Entries with chart source code
-- begin --
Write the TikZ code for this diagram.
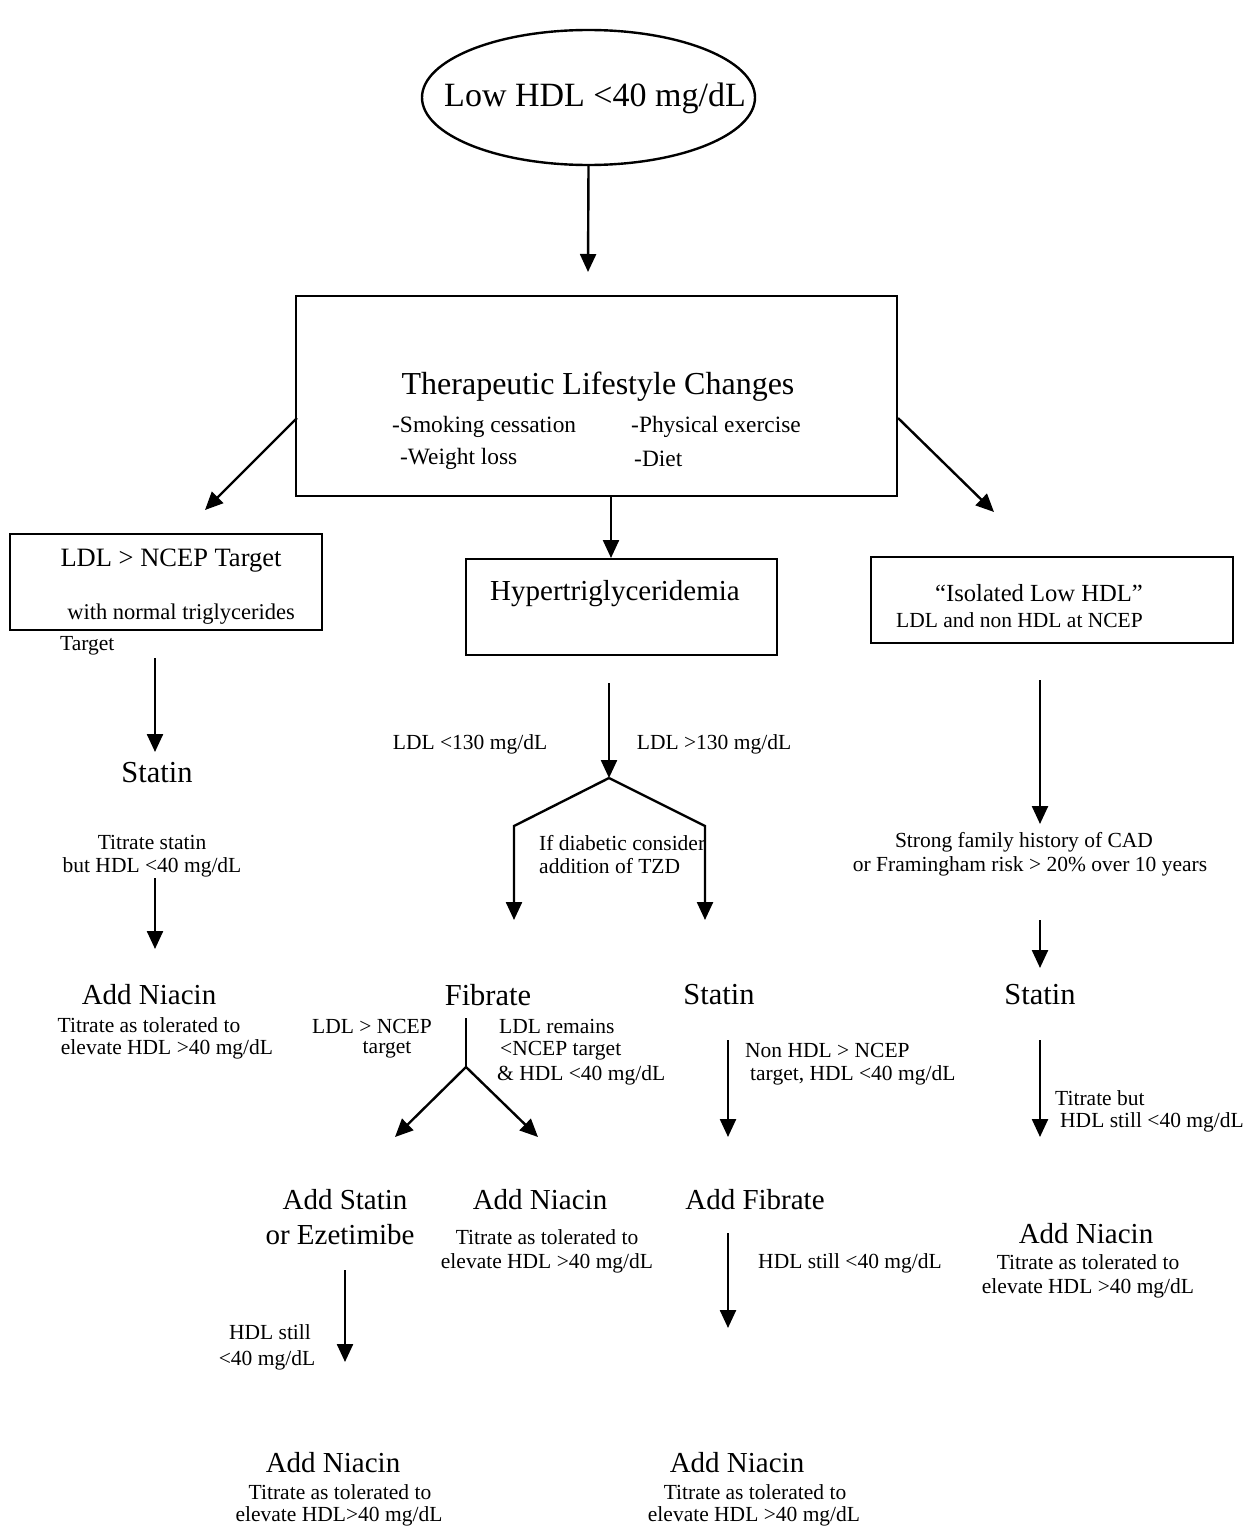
\documentclass[tikz,border=0pt]{standalone}
\usepackage{fontspec}
\setmainfont{Liberation Serif}
\usetikzlibrary{arrows.meta,shapes.geometric}
\tikzset{
  ln/.style={line width=2.4pt},
  arr/.style={ln,-{Triangle[length=18pt,width=16pt]}},
  boxd/.style={draw,line width=2.7pt,inner sep=0pt},
  tx/.style={inner sep=0pt,anchor=center},
  fH/.style={tx,font=\fontsize{34}{40}\selectfont},
  fT/.style={tx,font=\fontsize{32}{38}\selectfont},
  fB/.style={tx,font=\fontsize{29}{35}\selectfont},
  fS/.style={tx,font=\fontsize{30.5}{36}\selectfont},
  fL/.style={tx,font=\fontsize{26.5}{32}\selectfont},
  fI/.style={tx,font=\fontsize{24.6}{30}\selectfont},
  fM/.style={tx,font=\fontsize{23.4}{28}\selectfont},
  fW/.style={tx,font=\fontsize{22.5}{27}\selectfont},
  fs/.style={tx,font=\fontsize{21.5}{26}\selectfont},
}
\begin{document}
\begin{tikzpicture}[x=1pt,y=-1pt]
\useasboundingbox (0,0) rectangle (1259,1528);

% ---- top ellipse
\node[draw,ellipse,line width=2.4pt,inner sep=0pt,minimum width=333pt,minimum height=135pt] (ell) at (588.5,97.5) {};
\node[fH] (ellT) at (595,98) {Low HDL <40 mg/dL};

% ---- TLC box
\node[boxd,minimum width=601pt,minimum height=200pt] (tlc) at (596.5,396) {};
\node[fT] (tlcT) at (598,387) {Therapeutic Lifestyle Changes};
\node[fM,anchor=west] (b1) at (392,427) {-Smoking cessation};
\node[fM,anchor=west] (b2) at (631,427) {-Physical exercise};
\node[fM,anchor=west] (b3) at (400,459) {-Weight loss};
\node[fM,anchor=west] (b4) at (634,459) {-Diet};

% ---- three boxes
\node[boxd,minimum width=312pt,minimum height=96pt] (lbox) at (166,582) {};
\node[fL] (lT) at (171,561) {LDL > NCEP Target};
\node[fW] (lS) at (181,614) {with normal triglycerides};
\node[fs,anchor=west] (lTg) at (60,646) {Target};

\node[boxd,minimum width=311pt,minimum height=96pt] (hbox) at (621.5,607) {};
\node[fB] (hT) at (615,594) {Hypertriglyceridemia};

\node[boxd,minimum width=362pt,minimum height=86pt] (rbox) at (1052,600) {};
\node[fI] (rT) at (1039,593) {“Isolated Low HDL”};
\node[fs,anchor=west] (rS) at (896,620) {LDL and non HDL at NCEP};

% ---- left column
\node[fS] (stL) at (157,773) {Statin};
\node[fs] (titL1) at (152,842) {Titrate statin};
\node[fs] (titL2) at (152,867) {but HDL <40 mg/dL};
\node[fB] (niaL) at (149,995) {Add Niacin};
\node[fs] (niaL1) at (149,1025) {Titrate as tolerated to};
\node[fs] (niaL2) at (167,1049) {elevate HDL >40 mg/dL};

% ---- middle column
\node[fs] (lt130) at (470,744) {LDL <130 mg/dL};
\node[fs] (gt130) at (714,744) {LDL >130 mg/dL};
\node[fs,anchor=west] (diab1) at (539,843) {If diabetic consider};
\node[fs,anchor=west] (diab2) at (539,866) {addition of TZD};

\node[fS] (fib) at (488,995) {Fibrate};
\node[fS] (stM) at (719,995) {Statin};

\node[fs] (ncep1) at (372,1026) {LDL > NCEP};
\node[fs] (ncep2) at (387,1050) {target};
\node[fs,anchor=west] (rem1) at (499,1026) {LDL remains};
\node[fs,anchor=west] (rem2) at (500,1051) {<NCEP target};
\node[fs,anchor=west] (rem3) at (497,1075) {\& HDL <40 mg/dL};

\node[fB] (addSt1) at (345,1200) {Add Statin};
\node[fB] (addSt2) at (340,1235) {or Ezetimibe};
\node[fB] (niaM) at (540,1200) {Add Niacin};
\node[fs] (niaM1) at (547,1237) {Titrate as tolerated to};
\node[fs] (niaM2) at (547,1263) {elevate HDL >40 mg/dL};

\node[fs] (still1) at (270,1332) {HDL still};
\node[fs] (still2) at (267,1360) {<40 mg/dL};

\node[fB] (niaB1) at (333,1463) {Add Niacin};
\node[fs] (niaB11) at (340,1492) {Titrate as tolerated to};
\node[fs] (niaB12) at (339,1516) {elevate HDL>40 mg/dL};

\node[fs,anchor=west] (non1) at (745,1050) {Non HDL > NCEP};
\node[fs,anchor=west] (non2) at (750,1075) {target, HDL <40 mg/dL};
\node[fB] (addFib) at (755,1200) {Add Fibrate};
\node[fs] (still3) at (850,1263) {HDL still <40 mg/dL};

\node[fB] (niaB2) at (737,1463) {Add Niacin};
\node[fs] (niaB21) at (755,1492) {Titrate as tolerated to};
\node[fs] (niaB22) at (754,1516) {elevate HDL >40 mg/dL};

% ---- right column
\node[fs] (fam1) at (1024,842) {Strong family history of CAD};
\node[fs] (fam2) at (1030,866) {or Framingham risk > 20\% over 10 years};
\node[fS] (stR) at (1040,995) {Statin};
\node[fs,anchor=west] (tb1) at (1055,1098) {Titrate but};
\node[fs,anchor=west] (tb2) at (1060,1122) {HDL still <40 mg/dL};
\node[fB] (niaR) at (1086,1234) {Add Niacin};
\node[fs] (niaR1) at (1088,1262) {Titrate as tolerated to};
\node[fs] (niaR2) at (1088,1288) {elevate HDL >40 mg/dL};

% ---- connector end points
\coordinate (c1) at (588,272);
\coordinate (c2s) at (297,418); \coordinate (c2e) at (205,510);
\coordinate (c3s) at (611,496); \coordinate (c3e) at (611,558);
\coordinate (c4s) at (898,418); \coordinate (c4e) at (994,512);
\coordinate (l1s) at (155,658); \coordinate (l1e) at (155,752);
\coordinate (l2s) at (155,878); \coordinate (l2e) at (155,949);
\coordinate (m1s) at (609,683); \coordinate (fork) at (609,778);
\coordinate (fkL) at (514,826); \coordinate (fkLe) at (514,920);
\coordinate (fkR) at (705,826); \coordinate (fkRe) at (705,920);
\coordinate (fbs) at (466,1018); \coordinate (fbj) at (466,1067);
\coordinate (fbL) at (395,1137); \coordinate (fbR) at (538,1137);
\coordinate (as1) at (345,1270); \coordinate (as2) at (345,1362);
\coordinate (sm1) at (728,1040); \coordinate (sm2) at (728,1137);
\coordinate (af1) at (728,1233); \coordinate (af2) at (728,1328);
\coordinate (r1s) at (1040,680); \coordinate (r1e) at (1040,824);
\coordinate (r2s) at (1040,920); \coordinate (r2e) at (1040,968);
\coordinate (r3s) at (1040,1040); \coordinate (r3e) at (1040,1137);

% ---- connectors
\draw[arr] (ell.south) -- (c1);
\draw[arr] (c2s) -- (c2e);
\draw[arr] (c3s) -- (c3e);
\draw[arr] (c4s) -- (c4e);
\draw[arr] (l1s) -- (l1e);
\draw[arr] (l2s) -- (l2e);
\draw[arr] (m1s) -- (fork);
\draw[arr] (fork) -- (fkL) -- (fkLe);
\draw[arr] (fork) -- (fkR) -- (fkRe);
\draw[ln] (fbs) -- (fbj);
\draw[arr] (fbj) -- (fbL);
\draw[arr] (fbj) -- (fbR);
\draw[arr] (as1) -- (as2);
\draw[arr] (sm1) -- (sm2);
\draw[arr] (af1) -- (af2);
\draw[arr] (r1s) -- (r1e);
\draw[arr] (r2s) -- (r2e);
\draw[arr] (r3s) -- (r3e);
\end{tikzpicture}
\end{document}
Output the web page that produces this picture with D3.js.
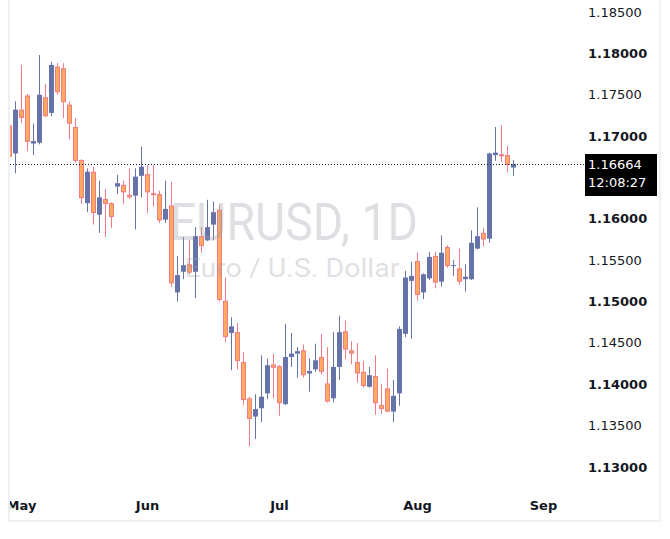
-- end --
**DIRECTIONS:** Take the records from their first line through the line containing "(rS) at (896,620)" and please return exactly those lines, both ends included, minus the pictures.

**WRITTEN REPLY:**
Write the TikZ code for this diagram.
\documentclass[tikz,border=0pt]{standalone}
\usepackage{fontspec}
\setmainfont{Liberation Serif}
\usetikzlibrary{arrows.meta,shapes.geometric}
\tikzset{
  ln/.style={line width=2.4pt},
  arr/.style={ln,-{Triangle[length=18pt,width=16pt]}},
  boxd/.style={draw,line width=2.7pt,inner sep=0pt},
  tx/.style={inner sep=0pt,anchor=center},
  fH/.style={tx,font=\fontsize{34}{40}\selectfont},
  fT/.style={tx,font=\fontsize{32}{38}\selectfont},
  fB/.style={tx,font=\fontsize{29}{35}\selectfont},
  fS/.style={tx,font=\fontsize{30.5}{36}\selectfont},
  fL/.style={tx,font=\fontsize{26.5}{32}\selectfont},
  fI/.style={tx,font=\fontsize{24.6}{30}\selectfont},
  fM/.style={tx,font=\fontsize{23.4}{28}\selectfont},
  fW/.style={tx,font=\fontsize{22.5}{27}\selectfont},
  fs/.style={tx,font=\fontsize{21.5}{26}\selectfont},
}
\begin{document}
\begin{tikzpicture}[x=1pt,y=-1pt]
\useasboundingbox (0,0) rectangle (1259,1528);

% ---- top ellipse
\node[draw,ellipse,line width=2.4pt,inner sep=0pt,minimum width=333pt,minimum height=135pt] (ell) at (588.5,97.5) {};
\node[fH] (ellT) at (595,98) {Low HDL <40 mg/dL};

% ---- TLC box
\node[boxd,minimum width=601pt,minimum height=200pt] (tlc) at (596.5,396) {};
\node[fT] (tlcT) at (598,387) {Therapeutic Lifestyle Changes};
\node[fM,anchor=west] (b1) at (392,427) {-Smoking cessation};
\node[fM,anchor=west] (b2) at (631,427) {-Physical exercise};
\node[fM,anchor=west] (b3) at (400,459) {-Weight loss};
\node[fM,anchor=west] (b4) at (634,459) {-Diet};

% ---- three boxes
\node[boxd,minimum width=312pt,minimum height=96pt] (lbox) at (166,582) {};
\node[fL] (lT) at (171,561) {LDL > NCEP Target};
\node[fW] (lS) at (181,614) {with normal triglycerides};
\node[fs,anchor=west] (lTg) at (60,646) {Target};

\node[boxd,minimum width=311pt,minimum height=96pt] (hbox) at (621.5,607) {};
\node[fB] (hT) at (615,594) {Hypertriglyceridemia};

\node[boxd,minimum width=362pt,minimum height=86pt] (rbox) at (1052,600) {};
\node[fI] (rT) at (1039,593) {“Isolated Low HDL”};
\node[fs,anchor=west] (rS) at (896,620) {LDL and non HDL at NCEP};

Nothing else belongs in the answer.